As part of consultation paper Ticket Reselling in Australia, officials have asked for feedback and submissions from interested parties.
Five options are under consideration in the fight against the use of ticket-harvesting software (bots), increasing cases of fraud and touting in general.
These include, keeping the status quo, with increased consumer education, a national prohibition on ticket reselling, an improved information disclosure arrangement for ticket sellers and a complete ban on the use of ticket-buying bots.
“While we are still working to properly address these problems, Australians can be assured that we will do all that is necessary to protect them from any unfair or unscrupulous practices,” says the Government’s assistant treasurer Michael Sukkar.
The document highlights that consumers are often unaware they are using a secondary site and end-up paying inflated prices, even though face-value tickets are still available.

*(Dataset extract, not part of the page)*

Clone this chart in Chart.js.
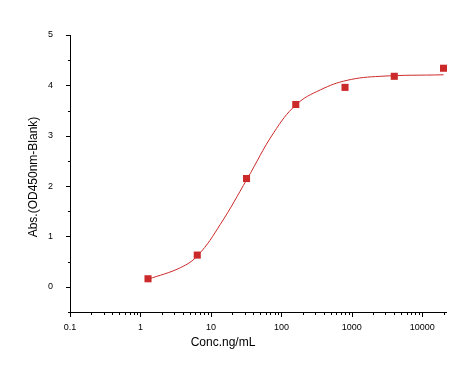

It cited a search for Ed Sheeran’s upcoming tour produced links to resale platforms Viagogo and StubHub as the top results, despite Ticketek and Ticketmaster being the authorised sellers.
A study by consumer group Choice last year reported 79 per cent of 1,051 people surveyed believed they were using an official seller when on a resale site (see Audience issue 212).
In the face of widespread resale problems, the Government’s of Victoria and New South Wales both introduced a price cap of no more than 10 per cent of face-value on resold tickets, last year.